I also see a certain inconsistency in the concern over the recent shootings.  Where has been the great concern for the 17,000 children John Hopkins estimates died as a consequence of no health care in the last decade?  Or the children killed by our drone missile attacks, 333 such attacks this year alone?  Or the children who died from our invasion of Iraq?  Certainly people who  support gun control are among those who also did not support these policies, but as a nation, I have not seen a similar level of outrage.


I depart with Hunter on two issues:  I see no need for assault weapon designs.  While they are not in mechanical structure really different from the standard hunting rifle, they do promote a military mind-set and I see no reason to do so.   I see no need for the manufacture of these styles.  Looking at a recent Cabala's ad, I was less than thrilled to see a .22 in this style. Again, it is not in any fundamental way different from a hunting rifle, but I object because it promotes this inane military consciousness this country seems to love.  And, for the same reason, I also would do away with these incredibly stupid interactive video games.  I don't see a great loss to our freedom of speech if they were outlawed.  We ought to be able to frame a law that is narrow enough to not impinge on broader speech.  I see them as neither art nor political speech and the fact that they are interactive creates mental responses that simple passive viewing of violence does not. Either of these points are arguable, but this is my leaning.


I would love to see the same energy being put into gun control applied to demanding free mental health care or ending our permanent state of war.

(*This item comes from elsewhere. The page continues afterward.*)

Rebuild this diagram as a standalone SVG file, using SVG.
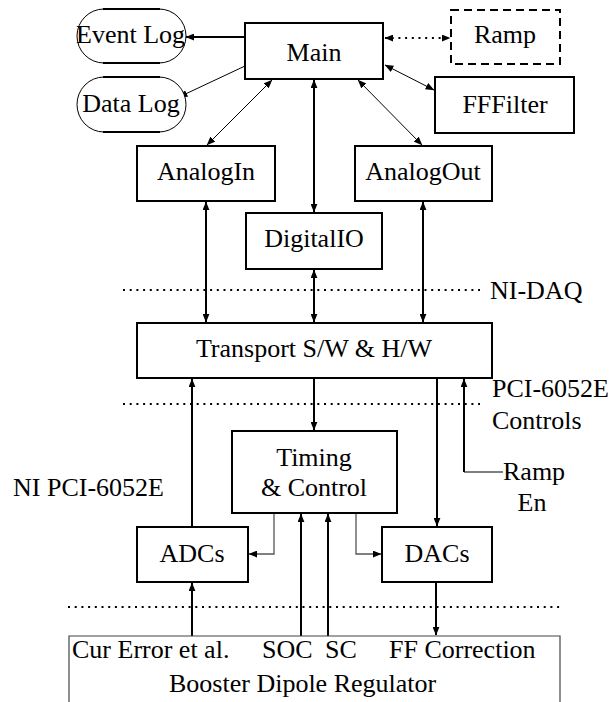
<svg xmlns="http://www.w3.org/2000/svg" width="612" height="702" viewBox="0 0 612 702">
<style>
text{font-family:"Liberation Serif","Times New Roman",serif;font-size:26px;fill:#000}
.m{text-anchor:middle}
.box{fill:#fff;stroke:#000;stroke-width:2}
.dash{fill:#fff;stroke:#000;stroke-width:2;stroke-dasharray:8 5}
.oval{fill:#fff;stroke:#000;stroke-width:1}
.thk{stroke:#000;stroke-width:2;fill:none}
.thn{stroke:#000;stroke-width:1;fill:none}
.gry{stroke:#555;stroke-width:1.3;fill:none}
.dot{stroke:#000;stroke-width:2;fill:none;stroke-dasharray:2 4.7}
</style>
<defs>
<marker id="ah" viewBox="0 0 10 8" refX="9.5" refY="4" markerWidth="9" markerHeight="7" markerUnits="userSpaceOnUse" orient="auto-start-reverse">
<path d="M0,0 L10,4 L0,8 z" fill="#000"/>
</marker>
</defs>
<rect width="612" height="702" fill="#fff"/>
<g id="separators">
<line class="dot" x1="123" y1="290" x2="480" y2="290"/>
<line class="dot" x1="123" y1="404" x2="480" y2="404"/>
<line class="dot" x1="68" y1="607" x2="562" y2="607"/>
</g>
<g id="connectors">
<line class="thk" x1="245" y1="37" x2="186" y2="37" marker-end="url(#ah)"/>
<line class="thn" x1="245" y1="66" x2="179" y2="97" marker-end="url(#ah)"/>
<line class="dot" x1="385" y1="38" x2="450" y2="38" marker-start="url(#ah)" marker-end="url(#ah)" stroke-dasharray="2 4"/>
<line class="thn" x1="385" y1="65" x2="434" y2="90" marker-start="url(#ah)" marker-end="url(#ah)"/>
<line class="thn" x1="272" y1="80" x2="207" y2="145" marker-start="url(#ah)" marker-end="url(#ah)"/>
<line class="thk" x1="314" y1="80" x2="314" y2="212" marker-start="url(#ah)" marker-end="url(#ah)"/>
<line class="thn" x1="358" y1="80" x2="422" y2="145" marker-start="url(#ah)" marker-end="url(#ah)"/>
<line class="thk" x1="206" y1="202" x2="206" y2="322" marker-start="url(#ah)" marker-end="url(#ah)"/>
<line class="thk" x1="314" y1="270" x2="314" y2="322" marker-start="url(#ah)" marker-end="url(#ah)"/>
<line class="thk" x1="423" y1="202" x2="423" y2="322" marker-start="url(#ah)" marker-end="url(#ah)"/>
<line class="thk" x1="314" y1="379" x2="314" y2="430" marker-end="url(#ah)"/>
<line class="thk" x1="192" y1="526" x2="192" y2="379" marker-end="url(#ah)"/>
<line class="thk" x1="437" y1="379" x2="437" y2="526" marker-end="url(#ah)"/>
<line class="gry" x1="503" y1="472" x2="464" y2="472"/>
<line class="thk" x1="464" y1="472" x2="464" y2="379" marker-end="url(#ah)"/>
<polyline class="gry" points="274,514 274,554 249,554" marker-end="url(#ah)"/>
<polyline class="gry" points="356,514 356,554 381,554" marker-end="url(#ah)"/>
<line class="thk" x1="301" y1="636" x2="301" y2="514" marker-end="url(#ah)"/>
<line class="thk" x1="328" y1="636" x2="328" y2="514" marker-end="url(#ah)"/>
<line class="thk" x1="192" y1="636" x2="192" y2="583" marker-end="url(#ah)"/>
<line class="thk" x1="436" y1="583" x2="436" y2="635" marker-end="url(#ah)"/>
</g>
<g id="eventlog">
<rect class="oval" x="77" y="9" width="109" height="54" rx="27" ry="27"/>
<line class="thk" x1="103" y1="9" x2="160" y2="9"/>
<line class="thk" x1="103" y1="63" x2="160" y2="63"/>
<text x="76" y="43">Event Log</text>
</g>
<g id="datalog">
<rect class="oval" x="77" y="77" width="109" height="55" rx="27" ry="27.5"/>
<line class="thk" x1="103" y1="77" x2="160" y2="77"/>
<line class="thk" x1="103" y1="132" x2="160" y2="132"/>
<text class="m" x="131" y="112">Data Log</text>
</g>
<g id="main">
<rect class="box" x="245" y="23" width="138" height="56"/>
<text class="m" x="314" y="61">Main</text>
</g>
<g id="ramp">
<rect class="dash" x="451" y="10" width="109" height="54"/>
<text class="m" x="505" y="43">Ramp</text>
</g>
<g id="fffilter">
<rect class="box" x="435" y="77" width="139" height="56"/>
<text class="m" x="505" y="113">FFFilter</text>
</g>
<g id="analogin">
<rect class="box" x="137" y="146" width="138" height="55"/>
<text class="m" x="206" y="180">AnalogIn</text>
</g>
<g id="analogout">
<rect class="box" x="355" y="146" width="137" height="55"/>
<text class="m" x="423" y="180">AnalogOut</text>
</g>
<g id="digitalio">
<rect class="box" x="246" y="213" width="136" height="56"/>
<text class="m" x="314" y="247">DigitalIO</text>
</g>
<g id="transport">
<rect class="box" x="137" y="323" width="355" height="55"/>
<text class="m" x="314" y="357">Transport S/W &amp; H/W</text>
</g>
<g id="timing">
<rect class="box" x="232" y="431" width="165" height="82"/>
<text class="m" x="314" y="466">Timing</text>
<text class="m" x="314" y="496">&amp; Control</text>
</g>
<g id="adcs">
<rect class="box" x="137" y="527" width="111" height="55"/>
<text class="m" x="192" y="562">ADCs</text>
</g>
<g id="dacs">
<rect class="box" x="382" y="527" width="110" height="55"/>
<text class="m" x="437" y="562">DACs</text>
</g>
<g id="regulator">
<path d="M69,712 V636 H560 V712" fill="none" stroke="#444" stroke-width="1.2"/>
<text x="72" y="658">Cur Error et al.</text>
<text x="262" y="658">SOC</text>
<text x="325" y="658">SC</text>
<text x="389" y="658">FF Correction</text>
<text x="169" y="692">Booster Dipole Regulator</text>
</g>
<g id="labels">
<text x="490" y="299">NI-DAQ</text>
<text x="492" y="397">PCI-6052E</text>
<text x="492" y="429">Controls</text>
<text x="503" y="480">Ramp</text>
<text class="m" x="532" y="511">En</text>
<text x="164" y="496" text-anchor="end">NI PCI-6052E</text>
</g>
</svg>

We might end up implementing gun control in some version but I don't really expect to see violence in this nation decrease as a result of it.  Breyer couldn't find that data either. 





On Sun, Dec 23, 2012 at 2:02 PM, Hunter Gray <hunterbadbear at hunterbear.org> wrote:

  During the Clinton witch-hunt on guns in the '90s, I was very active as a volunteer (as I've noted before) in assisting local NRA groups in North Dakota, and eventually in several other Western states, in effective PR and media techniques.  I always made the point in those endeavors and in writing and interviews on gun rights, of stressing the real causes of crime and violence:  racism, ethnocentrism, economic deprivation, urban congestion and, in that context, inter personal and value alienation.  These days, I mention and discuss those and also the obviously negative multi-effects of our perennial and proliferating Wars.  And, too, I deal increasingly with mental health matters.